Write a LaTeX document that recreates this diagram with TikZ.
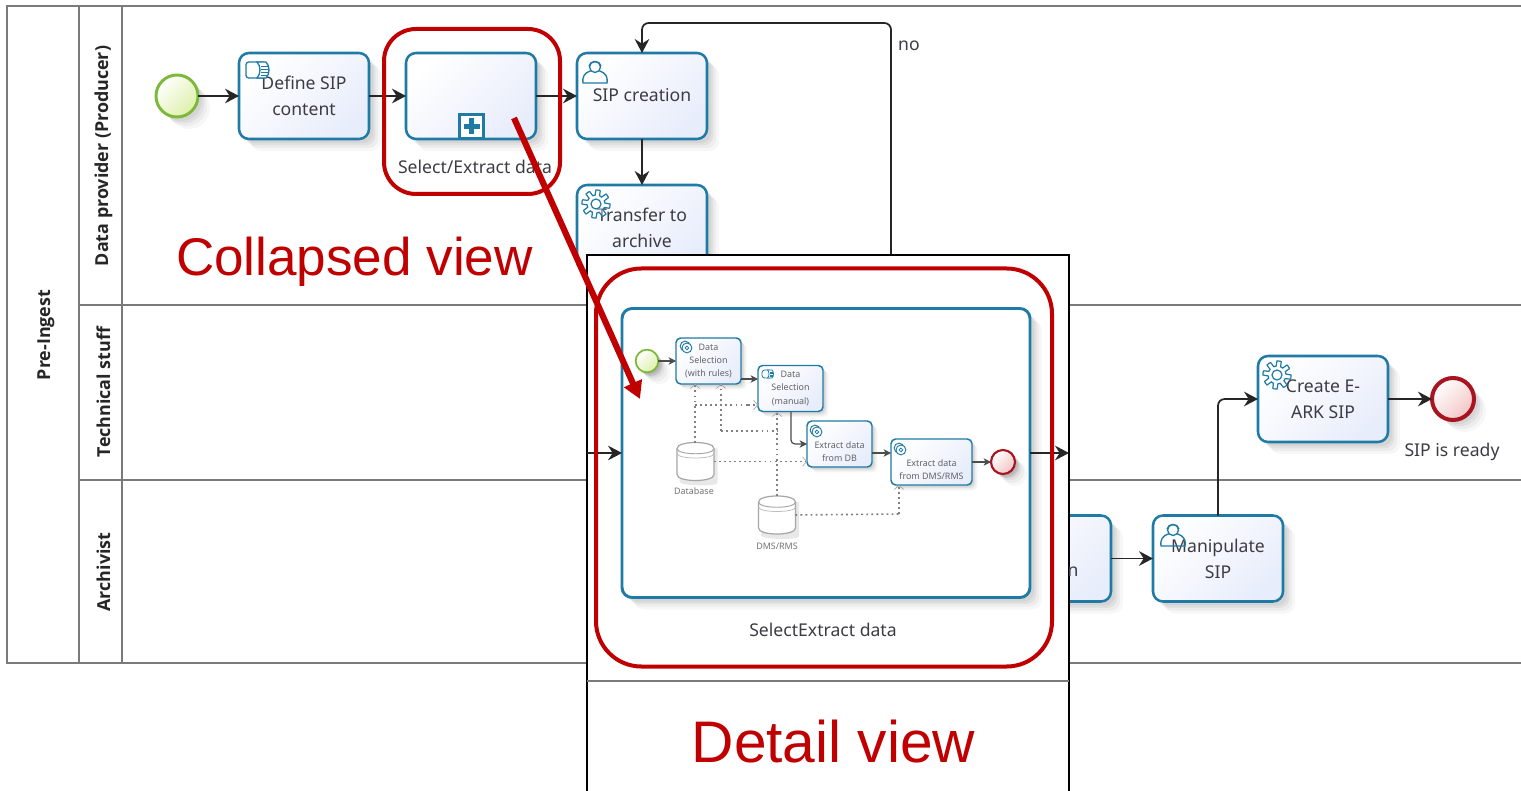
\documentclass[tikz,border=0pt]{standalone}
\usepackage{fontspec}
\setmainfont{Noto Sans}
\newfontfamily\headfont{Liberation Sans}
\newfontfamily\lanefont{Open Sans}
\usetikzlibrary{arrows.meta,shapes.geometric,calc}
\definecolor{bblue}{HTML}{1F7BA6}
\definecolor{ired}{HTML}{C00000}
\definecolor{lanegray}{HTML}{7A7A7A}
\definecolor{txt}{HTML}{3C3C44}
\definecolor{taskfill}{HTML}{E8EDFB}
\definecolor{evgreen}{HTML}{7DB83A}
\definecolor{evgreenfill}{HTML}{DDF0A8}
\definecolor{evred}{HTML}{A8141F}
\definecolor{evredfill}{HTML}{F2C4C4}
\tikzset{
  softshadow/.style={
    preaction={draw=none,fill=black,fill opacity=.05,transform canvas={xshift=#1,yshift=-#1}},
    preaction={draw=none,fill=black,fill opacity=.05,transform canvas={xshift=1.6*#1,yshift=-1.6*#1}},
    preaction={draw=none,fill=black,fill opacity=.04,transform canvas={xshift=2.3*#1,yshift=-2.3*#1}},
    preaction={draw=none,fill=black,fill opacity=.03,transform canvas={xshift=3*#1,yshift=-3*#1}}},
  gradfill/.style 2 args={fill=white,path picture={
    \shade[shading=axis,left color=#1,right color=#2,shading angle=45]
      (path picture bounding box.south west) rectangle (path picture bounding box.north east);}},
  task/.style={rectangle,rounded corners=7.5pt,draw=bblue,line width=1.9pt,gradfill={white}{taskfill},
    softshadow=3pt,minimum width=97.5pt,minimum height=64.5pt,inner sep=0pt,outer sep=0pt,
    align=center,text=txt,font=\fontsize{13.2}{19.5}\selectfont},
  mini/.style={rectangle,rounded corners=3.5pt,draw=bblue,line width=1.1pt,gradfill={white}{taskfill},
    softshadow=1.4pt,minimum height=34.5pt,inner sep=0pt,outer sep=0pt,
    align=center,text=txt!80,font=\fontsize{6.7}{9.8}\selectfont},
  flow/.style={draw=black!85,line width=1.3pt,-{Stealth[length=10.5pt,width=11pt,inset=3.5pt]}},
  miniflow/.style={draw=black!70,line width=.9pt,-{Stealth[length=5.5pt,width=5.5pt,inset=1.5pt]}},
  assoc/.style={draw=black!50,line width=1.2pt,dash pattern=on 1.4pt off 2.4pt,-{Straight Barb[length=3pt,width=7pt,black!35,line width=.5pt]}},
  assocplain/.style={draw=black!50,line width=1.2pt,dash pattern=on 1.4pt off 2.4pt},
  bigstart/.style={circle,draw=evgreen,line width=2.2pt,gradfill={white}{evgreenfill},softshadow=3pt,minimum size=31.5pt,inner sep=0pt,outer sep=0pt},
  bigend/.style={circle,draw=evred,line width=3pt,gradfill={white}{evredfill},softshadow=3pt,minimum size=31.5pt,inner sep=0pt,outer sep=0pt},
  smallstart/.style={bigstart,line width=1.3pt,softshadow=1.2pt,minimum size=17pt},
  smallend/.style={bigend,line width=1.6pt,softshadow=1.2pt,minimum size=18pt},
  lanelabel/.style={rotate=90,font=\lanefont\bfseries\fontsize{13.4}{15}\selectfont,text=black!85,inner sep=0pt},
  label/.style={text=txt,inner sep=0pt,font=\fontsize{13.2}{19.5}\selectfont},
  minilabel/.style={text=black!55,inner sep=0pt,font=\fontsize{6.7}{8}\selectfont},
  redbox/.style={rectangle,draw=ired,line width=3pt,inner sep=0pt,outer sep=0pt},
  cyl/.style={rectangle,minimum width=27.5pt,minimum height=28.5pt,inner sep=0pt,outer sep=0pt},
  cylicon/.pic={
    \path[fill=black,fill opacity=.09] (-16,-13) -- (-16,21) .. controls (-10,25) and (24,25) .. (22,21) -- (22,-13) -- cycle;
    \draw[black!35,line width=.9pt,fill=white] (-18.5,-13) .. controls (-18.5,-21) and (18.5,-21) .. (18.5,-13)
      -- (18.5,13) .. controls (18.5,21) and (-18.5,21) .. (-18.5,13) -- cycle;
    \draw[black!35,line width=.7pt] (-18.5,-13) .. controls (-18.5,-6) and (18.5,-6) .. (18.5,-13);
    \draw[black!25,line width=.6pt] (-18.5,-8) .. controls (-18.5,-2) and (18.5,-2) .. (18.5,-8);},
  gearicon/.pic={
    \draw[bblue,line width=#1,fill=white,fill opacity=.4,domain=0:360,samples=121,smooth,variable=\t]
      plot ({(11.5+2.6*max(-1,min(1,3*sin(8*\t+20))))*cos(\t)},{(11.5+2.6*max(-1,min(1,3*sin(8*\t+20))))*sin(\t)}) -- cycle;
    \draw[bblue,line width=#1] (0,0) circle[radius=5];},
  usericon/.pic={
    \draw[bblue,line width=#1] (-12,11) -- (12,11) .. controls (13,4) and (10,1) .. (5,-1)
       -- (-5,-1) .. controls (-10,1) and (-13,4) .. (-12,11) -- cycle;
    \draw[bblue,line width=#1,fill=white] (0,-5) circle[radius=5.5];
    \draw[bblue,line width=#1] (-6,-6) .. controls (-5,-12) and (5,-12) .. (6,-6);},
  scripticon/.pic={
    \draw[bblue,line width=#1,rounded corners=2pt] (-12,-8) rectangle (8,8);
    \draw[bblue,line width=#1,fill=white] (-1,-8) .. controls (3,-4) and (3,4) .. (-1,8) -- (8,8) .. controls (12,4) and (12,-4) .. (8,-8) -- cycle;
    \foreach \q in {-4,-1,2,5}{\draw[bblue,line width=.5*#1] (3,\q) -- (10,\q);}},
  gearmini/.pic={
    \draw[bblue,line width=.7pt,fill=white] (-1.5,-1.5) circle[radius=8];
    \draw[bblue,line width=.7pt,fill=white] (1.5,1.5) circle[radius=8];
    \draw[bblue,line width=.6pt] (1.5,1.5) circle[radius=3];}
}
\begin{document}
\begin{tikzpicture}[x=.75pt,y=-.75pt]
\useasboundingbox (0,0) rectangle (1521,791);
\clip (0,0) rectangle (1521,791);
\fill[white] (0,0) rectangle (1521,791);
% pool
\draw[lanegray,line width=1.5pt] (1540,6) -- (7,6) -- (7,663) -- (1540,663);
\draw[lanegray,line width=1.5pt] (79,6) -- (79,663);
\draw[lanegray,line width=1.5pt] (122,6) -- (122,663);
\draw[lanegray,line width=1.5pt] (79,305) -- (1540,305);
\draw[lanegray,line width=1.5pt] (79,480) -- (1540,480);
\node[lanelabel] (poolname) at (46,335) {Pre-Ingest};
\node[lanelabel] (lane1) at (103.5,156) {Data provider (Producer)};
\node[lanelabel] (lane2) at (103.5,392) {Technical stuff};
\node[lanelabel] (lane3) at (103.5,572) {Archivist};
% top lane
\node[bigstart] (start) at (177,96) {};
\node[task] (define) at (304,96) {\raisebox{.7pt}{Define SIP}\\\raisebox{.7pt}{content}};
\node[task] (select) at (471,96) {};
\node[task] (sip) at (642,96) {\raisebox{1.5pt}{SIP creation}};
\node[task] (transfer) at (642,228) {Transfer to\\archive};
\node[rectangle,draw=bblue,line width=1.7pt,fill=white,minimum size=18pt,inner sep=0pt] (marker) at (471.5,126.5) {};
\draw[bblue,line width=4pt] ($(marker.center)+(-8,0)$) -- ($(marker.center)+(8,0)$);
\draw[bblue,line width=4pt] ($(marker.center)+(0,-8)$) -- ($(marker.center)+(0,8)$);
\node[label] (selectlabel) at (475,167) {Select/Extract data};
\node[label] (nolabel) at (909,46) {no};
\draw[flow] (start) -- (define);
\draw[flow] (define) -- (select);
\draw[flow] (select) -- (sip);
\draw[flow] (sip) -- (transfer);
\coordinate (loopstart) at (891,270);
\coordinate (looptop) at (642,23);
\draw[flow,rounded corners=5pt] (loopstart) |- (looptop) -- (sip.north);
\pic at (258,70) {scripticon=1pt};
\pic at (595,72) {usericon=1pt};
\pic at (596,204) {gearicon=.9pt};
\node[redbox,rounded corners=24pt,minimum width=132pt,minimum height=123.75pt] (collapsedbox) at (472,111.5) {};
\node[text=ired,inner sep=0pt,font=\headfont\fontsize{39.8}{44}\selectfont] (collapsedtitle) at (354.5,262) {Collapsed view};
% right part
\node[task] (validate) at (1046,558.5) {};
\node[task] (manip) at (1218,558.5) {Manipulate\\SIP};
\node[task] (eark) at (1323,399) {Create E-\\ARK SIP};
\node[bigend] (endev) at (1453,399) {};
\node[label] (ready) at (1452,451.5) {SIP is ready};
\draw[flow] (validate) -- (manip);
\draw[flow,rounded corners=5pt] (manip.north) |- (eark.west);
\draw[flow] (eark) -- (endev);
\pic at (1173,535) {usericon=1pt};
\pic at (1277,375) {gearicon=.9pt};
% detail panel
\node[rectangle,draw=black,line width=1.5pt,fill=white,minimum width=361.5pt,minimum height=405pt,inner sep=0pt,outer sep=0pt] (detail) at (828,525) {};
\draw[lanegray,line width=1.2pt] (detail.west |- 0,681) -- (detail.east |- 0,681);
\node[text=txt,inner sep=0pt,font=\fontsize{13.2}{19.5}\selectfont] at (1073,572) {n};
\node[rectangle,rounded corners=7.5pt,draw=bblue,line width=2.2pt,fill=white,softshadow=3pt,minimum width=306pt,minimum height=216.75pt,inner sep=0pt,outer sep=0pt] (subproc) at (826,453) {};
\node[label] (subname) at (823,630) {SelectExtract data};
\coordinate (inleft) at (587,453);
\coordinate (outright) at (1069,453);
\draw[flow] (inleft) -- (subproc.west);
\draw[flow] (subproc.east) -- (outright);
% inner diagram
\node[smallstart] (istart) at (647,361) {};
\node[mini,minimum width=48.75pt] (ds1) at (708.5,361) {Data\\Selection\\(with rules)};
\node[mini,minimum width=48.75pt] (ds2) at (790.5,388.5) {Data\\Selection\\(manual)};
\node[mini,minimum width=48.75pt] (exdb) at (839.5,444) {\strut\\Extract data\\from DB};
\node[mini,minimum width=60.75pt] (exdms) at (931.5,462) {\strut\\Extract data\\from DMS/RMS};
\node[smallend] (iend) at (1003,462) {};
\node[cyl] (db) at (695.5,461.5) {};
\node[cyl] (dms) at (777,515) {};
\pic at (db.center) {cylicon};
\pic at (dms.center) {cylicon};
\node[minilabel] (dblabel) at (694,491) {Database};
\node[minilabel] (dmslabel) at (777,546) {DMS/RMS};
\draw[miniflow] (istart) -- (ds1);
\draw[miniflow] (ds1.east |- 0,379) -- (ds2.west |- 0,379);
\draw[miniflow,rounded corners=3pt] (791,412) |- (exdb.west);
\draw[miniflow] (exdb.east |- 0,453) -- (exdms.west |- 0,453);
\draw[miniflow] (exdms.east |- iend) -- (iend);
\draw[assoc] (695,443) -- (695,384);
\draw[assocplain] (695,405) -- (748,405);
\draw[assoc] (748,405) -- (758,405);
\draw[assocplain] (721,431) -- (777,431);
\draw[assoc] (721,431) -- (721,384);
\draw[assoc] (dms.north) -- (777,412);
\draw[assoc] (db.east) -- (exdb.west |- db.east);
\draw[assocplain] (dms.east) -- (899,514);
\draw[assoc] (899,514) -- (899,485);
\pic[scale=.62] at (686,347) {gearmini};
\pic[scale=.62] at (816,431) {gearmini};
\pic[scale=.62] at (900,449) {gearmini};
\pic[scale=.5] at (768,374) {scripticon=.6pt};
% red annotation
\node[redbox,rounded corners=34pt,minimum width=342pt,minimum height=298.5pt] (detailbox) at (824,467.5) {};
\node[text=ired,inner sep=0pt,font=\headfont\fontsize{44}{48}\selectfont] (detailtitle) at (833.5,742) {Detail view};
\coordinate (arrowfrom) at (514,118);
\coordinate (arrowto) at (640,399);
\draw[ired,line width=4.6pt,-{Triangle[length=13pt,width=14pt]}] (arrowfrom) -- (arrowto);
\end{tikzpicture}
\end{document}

- - -

**Exercise goal**.
Pull out each line containing the word "diagram" and copy it.

**Finished answer**.
Write a LaTeX document that recreates this diagram with TikZ.
% inner diagram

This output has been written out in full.